And voila, with "nearest" you will get your "H&F" and with linear you will get the plot from Wikipedia. (pending that I got something wrong, but I am pretty sure I got it right).

As I said, the difference is where you place the data points from 0-100 (evenly) with respect to the last point. For C=1 you put min(data) to 0th percentile, etc. I have no clue about "what makes more sense" it probably matters a bit of the general view. The name inclusive for 1 and exclusive for 0 makes a bit sense I guess (when you think about the total range of percentiles, since exclusive the possible range is outside the data range). C=1/2 is also exclusive in that sense though.

I would be for adding the C parameter, but I would want someone to come up with a descriptive name if possible. I would also not mind something like a "method" or so to make the best defaults obvious (combination of interpolation+C). Or, you we basically decide that most combinations are never used and not useful, fine then....

In the end my problem is: I want a statistician to tell me which methods have consensus (R has some stuff, but the last time someone came around here it was just a copy past of R doc or similar without setting it into numpy context at all, needless to say, it was useless for a general audience, citing papers would have been more helpfull).

seberg on 13 Mar 2018

I don't want to read that H&F paper (honestly it also does not look very slick to read), but I think you could look at it from a support point of view too. The numpy "nearest" (or any other) version does not have identical support (in the percentiles) for each data point, H&F has equal support for "nearest" and maybe for midpoint it would be C=1/2, not sure.
I keep repeating myself, I don't know if such a support argument (against C=1 such as numpy uses it), is actually a real reason.

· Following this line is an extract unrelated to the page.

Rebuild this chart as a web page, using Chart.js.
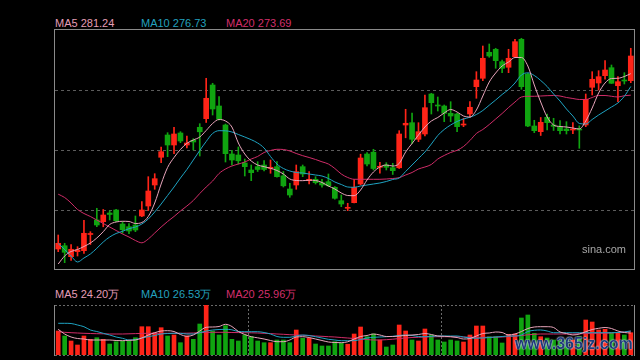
<!DOCTYPE html>
<html><head><meta charset="utf-8">
<script src="https://cdn.jsdelivr.net/npm/chart.js@4.4.1/dist/chart.umd.min.js"></script>
<style>
body{margin:0;background:#000;width:640px;height:360px;overflow:hidden;position:relative;font-family:"Liberation Sans",Arial,sans-serif}
.lbl{position:absolute;font-size:11px;line-height:13px;white-space:nowrap}
</style></head><body>
<div id="l1" class="lbl" style="left:55px;top:17px;color:#e59db6"></div>
<div id="l2" class="lbl" style="left:141px;top:17px;color:#23a0bf"></div>
<div id="l3" class="lbl" style="left:226px;top:17px;color:#d32f6b"></div>
<div style="position:absolute;left:54px;top:29px;width:581px;height:241px"><canvas id="c1" width="581" height="241"></canvas></div>
<div class="lbl" style="left:582px;top:243px;color:#a6a6a6;font-size:11px">sina.com</div>
<div id="v1" class="lbl" style="left:55px;top:288px;color:#e59db6"></div>
<div id="v2" class="lbl" style="left:141px;top:288px;color:#23a0bf"></div>
<div id="v3" class="lbl" style="left:226px;top:288px;color:#d32f6b"></div>
<div style="position:absolute;left:54px;top:304px;width:581px;height:56px"><canvas id="c2" width="581" height="56"></canvas></div>
<div class="lbl" style="left:515px;top:335px;font-size:16px;line-height:18px;font-weight:bold;color:#1f3b7a;text-shadow:0 0 2px #dfe8f5,0 0 1px #dfe8f5">www.365jz.com</div>
<script>
const open = [219.85,221.0,217.16,218.91,219.26,224.93,230.0,229.41,232.45,233.5,
228.6,227.66,228.25,231.4,234.9,242.25,251.95,259.75,256.25,260.45,
256.25,257.9,262.45,265.46,277.25,269.9,263.25,253.1,252.75,249.95,
247.5,248.66,249.25,248.1,248.66,245.47,240.85,242.25,248.66,243.76,
244.25,243.06,243.41,241.45,236.76,234.1,236.06,242.6,253.1,253.73,
248.45,249.25,248.31,248.27,263.25,264.06,258.25,260.1,274.1,270.25,
269.9,267.35,267.1,263.25,267.1,276.66,279.6,288.7,289.75,285.41,
283.45,287.16,293.25,281.1,262.9,260.91,265.95,263.25,262.66,261.85,
261.5,261.75,263.25,276.45,277.95,280.51,283.31,277.0,279.0,278.76];
const high = [224.75,221.85,221.43,220.66,229.9,225.91,234.1,233.68,233.22,233.75,
229.41,228.71,231.4,236.41,245.16,246.21,255.55,260.56,262.45,260.91,
259.4,258.46,263.71,279.6,277.85,273.16,263.6,254.4,255.55,251.35,
249.25,250.41,250.83,251.0,250.41,246.98,242.85,249.25,249.25,246.91,
245.16,244.25,246.1,241.66,238.75,235.85,244.18,253.03,253.56,254.75,
250.2,250.06,249.85,261.26,268.75,267.45,264.06,273.75,274.35,273.05,
270.25,271.41,267.35,265.6,271.41,281.91,290.9,291.6,290.1,286.0,
289.75,293.25,293.6,281.35,264.9,265.88,267.1,265.6,264.76,264.41,
264.06,262.97,274.1,281.91,282.26,285.76,284.25,280.16,281.56,290.1];
const low = [218.91,215.06,215.83,217.4,218.28,221.43,227.66,227.62,230.0,229.41,
225.35,225.21,225.91,231.16,233.33,240.75,250.06,252.16,253.21,257.06,
255.2,254.5,252.4,264.13,266.75,265.0,250.3,249.25,249.6,245.4,
243.76,246.98,247.15,246.35,244.95,241.55,237.95,240.75,245.16,242.6,
242.6,241.45,241.66,237.25,234.66,233.26,235.95,242.25,248.9,247.5,
246.35,247.5,245.93,248.03,258.77,256.71,257.41,259.4,267.1,268.15,
264.41,264.41,260.91,262.66,265.95,272.6,278.76,286.95,283.1,281.56,
281.56,286.95,275.75,262.66,260.56,259.58,261.5,261.33,260.1,260.1,
260.2,255.1,262.66,273.75,275.5,279.25,277.78,271.41,277.6,278.06];
const close = [221.85,218.70,219.75,219.5,225.35,225.28,228.25,231.75,231.93,229.72,
226.61,226.15,226.5,233.5,240.15,244.46,253.91,256.25,260.1,257.65,
256.95,257.3,260.87,272.6,268.85,265.25,253.21,251.0,250.72,248.66,
246.56,247.68,247.68,248.45,245.16,241.97,238.75,246.91,246.1,244.25,
243.06,242.25,242.0,237.6,235.6,234.45,241.38,251.7,249.6,248.03,
248.73,248.45,247.26,260.1,263.85,258.25,260.91,269.31,271.06,269.9,
267.35,266.4,262.66,263.6,269.45,279.0,286.6,287.4,285.76,283.1,
286.6,292.41,276.66,262.9,261.26,264.2,264.06,262.8,261.26,261.26,
261.75,261.5,272.25,279.25,280.16,282.5,277.85,278.41,278.65,287.4];
const ma5 = [214.6,217.4,218.98,219.68,220.73,221.95,223.7,225.91,228.43,229.3,
229.55,229.48,228.78,229.13,231.23,235.95,242.6,248.38,251.88,254.68,
256.85,258.0,259.05,261.33,263.78,265.18,264.65,262.55,256.95,253.1,
250.65,249.25,248.66,248.1,247.33,246.1,244.35,243.83,243.76,243.93,
243.83,243.13,241.9,240.85,239.45,238.58,238.51,240.5,244.0,246.8,
248.55,249.25,248.9,249.78,253.8,256.78,259.75,262.55,264.65,265.88,
267.45,268.68,267.8,266.4,266.05,268.5,273.4,278.3,281.45,283.9,
285.3,286.88,286.88,283.9,277.25,271.3,266.05,263.25,262.73,262.55,
262.2,261.85,264.65,269.2,274.45,277.95,279.53,279.6,280.23,281.24];
const ma10 = [221.78,219.68,217.4,215.3,216.7,218.1,220.1,222.3,224.05,225.28,
226.05,226.96,227.55,228.6,230.35,232.8,235.6,238.58,241.55,244.7,
247.68,251.0,254.33,257.48,260.28,261.26,261.22,260.8,259.93,259.05,
258.11,256.95,255.2,252.23,249.6,248.03,247.15,246.63,246.45,246.1,
245.75,245.4,244.53,243.3,242.43,241.55,241.45,241.9,242.25,242.6,
242.95,243.48,244.18,244.7,246.98,249.25,251.53,253.8,256.6,259.58,
261.68,263.25,264.48,265.35,265.98,266.93,268.33,270.18,272.0,273.93,
275.68,277.95,280.75,281.52,280.58,278.83,276.73,274.1,271.65,268.85,
266.4,263.78,263.6,265.18,266.75,268.15,269.55,270.95,273.3,276.73];
const ma20 = [239.03,237.88,235.95,233.68,232.28,231.23,230.0,228.78,227.55,226.33,
225.1,224.05,222.83,222.02,223.35,225.45,227.55,229.48,231.23,233.15,
234.9,236.83,239.28,241.55,243.65,246.28,247.85,248.9,249.6,250.3,
251.35,252.23,253.63,254.33,254.75,254.68,254.15,253.28,252.51,251.88,
251.18,250.37,249.6,248.03,246.1,244.88,244.25,244.25,244.25,244.25,
244.25,244.35,244.53,244.81,245.75,246.63,247.85,248.55,249.43,251.35,
252.58,253.63,254.4,255.73,257.83,260.28,261.68,263.43,265.35,267.28,
269.38,271.3,273.05,273.3,273.3,273.4,273.51,273.58,273.4,272.88,
272.53,272.18,272.18,272.88,273.58,273.58,273.3,273.05,273.5,273.69];
const volume = [26.4,20.9,15.4,11.0,20.9,17.27,19.03,17.27,12.1,14.63,
15.4,15.4,19.03,31.13,31.13,24.53,30.03,20.9,22.0,13.53,
20.9,17.27,34.1,55.0,26.4,22.0,32.23,17.27,15.4,22.0,
20.13,15.4,13.53,13.53,16.5,16.5,13.53,27.5,18.37,18.37,
12.1,9.9,9.9,14.63,12.87,11.88,23.1,30.8,20.13,23.1,
16.5,8.8,11.0,33.0,26.4,16.5,15.4,28.6,22.0,16.5,
14.3,16.5,15.4,14.3,22.0,31.9,31.9,20.13,20.13,13.2,
22.77,23.1,40.7,44.0,23.87,20.13,18.7,16.5,15.73,16.5,
16.5,20.13,38.5,36.3,27.5,28.27,24.53,23.87,22.0,24.53];
const vma5 = [28.27,23.1,19.8,18.15,17.6,16.5,16.5,16.5,16.5,15.95,
15.73,16.17,16.5,18.7,22.0,24.53,26.4,26.73,25.85,22.55,
20.57,22.0,26.4,30.47,30.8,31.35,33.77,31.35,25.85,22.55,
20.13,18.92,17.6,15.95,14.63,14.63,16.5,19.8,20.13,19.25,
17.6,15.95,14.3,13.75,13.53,14.52,17.6,20.35,21.45,23.1,
22.0,20.35,20.35,20.9,21.45,22.0,22.55,23.65,22.55,20.9,
20.57,20.13,19.25,17.6,18.15,20.9,23.65,24.2,25.3,24.75,
22.0,23.1,25.85,29.15,30.8,31.13,31.13,30.25,25.3,23.65,
22.0,23.1,25.63,28.05,29.37,30.25,29.15,26.4,24.75,24.2];
const vma10 = [34.87,34.87,34.65,33.0,31.13,27.5,25.85,23.87,22.0,19.8,
18.37,16.5,17.05,18.7,20.13,21.45,23.1,23.65,23.87,23.87,
23.1,23.1,24.53,26.4,27.5,28.05,28.27,27.72,25.85,25.63,
25.63,25.63,24.75,23.1,20.35,19.47,19.47,20.9,22.0,21.45,
20.13,18.7,17.27,16.5,15.73,15.73,15.73,17.05,18.7,19.47,
19.8,20.13,20.57,21.45,22.0,21.45,20.35,20.13,20.57,20.9,
20.9,20.9,20.9,19.8,18.7,18.37,18.7,19.25,19.8,20.35,
20.9,20.9,22.0,25.85,27.17,27.5,26.4,24.53,24.53,24.53,
24.53,24.53,24.53,24.53,24.53,24.53,24.53,24.75,25.3,26.53];
const vma20 = [25.63,24.97,24.53,24.2,23.87,23.65,23.43,23.32,23.1,23.1,
23.1,23.32,23.54,23.76,23.87,23.87,23.87,23.87,23.87,23.87,
23.98,24.2,24.53,24.86,24.97,24.97,24.97,24.75,24.64,24.53,
24.42,24.2,23.87,23.54,23.1,22.77,22.33,22.0,21.67,21.23,
20.9,20.57,20.13,19.8,19.25,18.7,18.15,17.6,17.05,16.5,
16.5,16.83,17.38,18.15,18.7,19.25,19.47,19.8,20.02,20.13,
20.13,20.13,20.02,19.8,19.58,19.47,19.47,19.47,19.58,19.8,
20.35,20.9,21.45,22.22,22.77,23.1,23.1,23.1,23.1,23.1,
23.1,23.32,23.65,23.87,23.87,23.98,24.2,24.75,25.3,25.96];
const priceGrid = [233.5, 254.5, 275.5];
const priceRange = [212.85, 296.5];
const volumeRange = [0, 55];
const sessionBreaks = [30, 60];
const categories = open.map((_, i) => String(i + 1));

const UP = '#ff2418', DOWN = '#10a410';
const C5 = '#e8a5bb', C10 = '#1ea3c2', C20 = '#d02c68';
const dirColors = open.map((o, i) => close[i] >= o ? UP : DOWN);
const last = a => a[a.length - 1];

document.getElementById('l1').textContent = 'MA5 ' + last(ma5).toFixed(2);
document.getElementById('l2').textContent = 'MA10 ' + last(ma10).toFixed(2);
document.getElementById('l3').textContent = 'MA20 ' + last(ma20).toFixed(2);
document.getElementById('v1').textContent = 'MA5 ' + last(vma5).toFixed(2) + '万';
document.getElementById('v2').textContent = 'MA10 ' + last(vma10).toFixed(2) + '万';
document.getElementById('v3').textContent = 'MA20 ' + last(vma20).toFixed(2) + '万';

function lineDs(data, color) {
  return { type: 'line', data, borderColor: color, borderWidth: 1, pointRadius: 0,
    cubicInterpolationMode: 'monotone', fill: false, order: 0 };
}

const frame1 = {
  id: 'frame1',
  beforeDatasetsDraw(chart) {
    const { ctx, chartArea: a, scales: { y } } = chart;
    ctx.save(); ctx.strokeStyle = '#5c5c5c'; ctx.lineWidth = 1; ctx.setLineDash([3, 3]);
    priceGrid.forEach(v => { const py = Math.round(y.getPixelForValue(v)) + 0.5;
      ctx.beginPath(); ctx.moveTo(a.left, py); ctx.lineTo(a.right, py); ctx.stroke(); });
    ctx.restore();
  },
  afterDraw(chart) {
    const ctx = chart.ctx; ctx.save(); ctx.strokeStyle = '#8a8a8a'; ctx.lineWidth = 1;
    ctx.strokeRect(0.5, 0.5, chart.width - 1, chart.height - 6 + 5); ctx.restore();
  }
};

const frame2 = {
  id: 'frame2',
  beforeDatasetsDraw(chart) {
    const { ctx, chartArea: a, scales: { x } } = chart;
    ctx.save(); ctx.strokeStyle = '#6a6a6a'; ctx.lineWidth = 1; ctx.setLineDash([2, 2]);
    sessionBreaks.forEach(i => { const px = Math.round((x.getPixelForValue(i - 1) + x.getPixelForValue(i)) / 2) + 0.5;
      ctx.beginPath(); ctx.moveTo(px, a.top); ctx.lineTo(px, a.bottom); ctx.stroke(); });
    [a.top, a.bottom].forEach(yy => { const py = Math.round(yy) + 0.5;
      ctx.beginPath(); ctx.moveTo(a.left, py); ctx.lineTo(a.right, py); ctx.stroke(); });
    ctx.setLineDash([]); ctx.strokeStyle = '#8a8a8a';
    [0.5, chart.width - 0.5].forEach(px => { ctx.beginPath(); ctx.moveTo(px, a.top); ctx.lineTo(px, a.bottom + 1); ctx.stroke(); });
    ctx.restore();
  }
};

const hiddenX = { type: 'category', display: false, offset: true, grid: { display: false } };

new Chart(document.getElementById('c1'), {
  type: 'bar',
  data: {
    labels: categories,
    datasets: [
      lineDs(ma5, C5), lineDs(ma10, C10), lineDs(ma20, C20),
      { type: 'bar', data: open.map((o, i) => [o, close[i]]), backgroundColor: dirColors,
        barThickness: 5, grouped: false, minBarLength: 1, order: 1, borderWidth: 0 },
      { type: 'bar', data: low.map((l, i) => [l, high[i]]), backgroundColor: dirColors,
        barThickness: 1, grouped: false, minBarLength: 1, order: 2, borderWidth: 0 }
    ]
  },
  options: {
    responsive: false, devicePixelRatio: 1, animation: false,
    layout: { padding: { left: 1, top: 1, right: 1, bottom: 1 } },
    plugins: { legend: { display: false }, tooltip: { enabled: false } },
    scales: { x: hiddenX, y: { display: false, min: priceRange[0], max: priceRange[1] } }
  },
  plugins: [frame1]
});

new Chart(document.getElementById('c2'), {
  type: 'bar',
  data: {
    labels: categories,
    datasets: [
      lineDs(vma5, C5), lineDs(vma10, C10), lineDs(vma20, C20),
      { type: 'bar', data: volume, backgroundColor: dirColors, barThickness: 4,
        grouped: false, order: 1, borderWidth: 0 }
    ]
  },
  options: {
    responsive: false, devicePixelRatio: 1, animation: false,
    layout: { padding: { left: 1, top: 1, right: 1, bottom: 5 } },
    plugins: { legend: { display: false }, tooltip: { enabled: false } },
    scales: { x: hiddenX, y: { display: false, min: volumeRange[0], max: volumeRange[1] } }
  },
  plugins: [frame2]
});
</script>
</body></html>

EDIT: midpoint has equal support (for the area in between data points, not for the point itself) in numpy, so with "C=1"

seberg on 14 Mar 2018

@seberg It does not seem to work with me. Can you post your code showing it working?

ricardoV94 on 14 Mar 2018

Well, I got the sign wrong, in that code up there, so it was opposite (C=0 a no-op not C=1):

def scale_percentiles(p, num, C=0):
     """
     p : float
          percentiles to be used (within 0 and 100 inclusive)
     num : int
         number of data points.
     C : float
         parameter C, should be 0, 0.5 or 1. Numpy uses 1, matlab 0.5, H&F is 0.
     """
     p = np.asarray(p)
     fact = (num+1.-2*C)/(num-1)
     p *= fact
     p -= 0.5 * (fact-1) * 100
     p[p < 0] = 0
     p[p > 100] = 100
     return p
plt.figure()
plt.plot(np.percentile([0, 1, 2, 3], scale_percentiles(np.linspace(0, 100, 101), 5, C=0), interpolation='nearest'))
plt.plot(np.percentile([0, 1, 2, 3], scale_percentiles(np.linspace(0, 100, 101), 5, C=1), interpolation='nearest'))
plt.figure()
plt.plot(np.percentile([15, 20, 35, 40, 50], scale_percentiles(np.linspace(0, 100, 101), 5, C=1), interpolation='linear'))
plt.plot(np.percentile([15, 20, 35, 40, 50], scale_percentiles(np.linspace(0, 100, 101), 5, C=0.5), interpolation='linear'))
plt.plot(np.percentile([15, 20, 35, 40, 50], scale_percentiles(np.linspace(0, 100, 101), 5, C=0), interpolation='linear'))

seberg on 14 Mar 2018

@seberg Close but not there yet. For a = [0,1,2,3] and percentiles = [25, 50, 75, 100] , np.percentile (a, scale_percentiles(percentiles, len(a), C=0), interpolation='nearest) returns[0, 2, 3, 3], when it should return [0,1,2,3].

I had to make the list percentilesdtype=np.float or your function would give an error, but I don't think that is the issue.

The function for the classical method is simple:
Percentile / 100 * N --> If it's a whole number that is the index, if not, use the ceiling as the index.

Despite that, the C argument seems to be working as expected, so it could be implemented if people want to use it for the interpolation. I still would like a method='classic' or interpolation='none' that would work as the wikipedia one.

ricardoV94 on 14 Mar 2018

For debugging, this is my ugly non-numpy implementation of the classical method:

def percentile (arr, p):
    arr = sorted(arr)

    index = p /100 * len(arr)

    # If index is a whole number, and larger than zero, subtract one unit (due to 0-based indexing)
    if index%1 < 0.0001 and index//1 > 0:
        index -= 1

    return arr[int(index)]

and a more numpythonic one:

def indexes_classic(percentiles, set_size):
    percentiles = np.asarray(percentiles)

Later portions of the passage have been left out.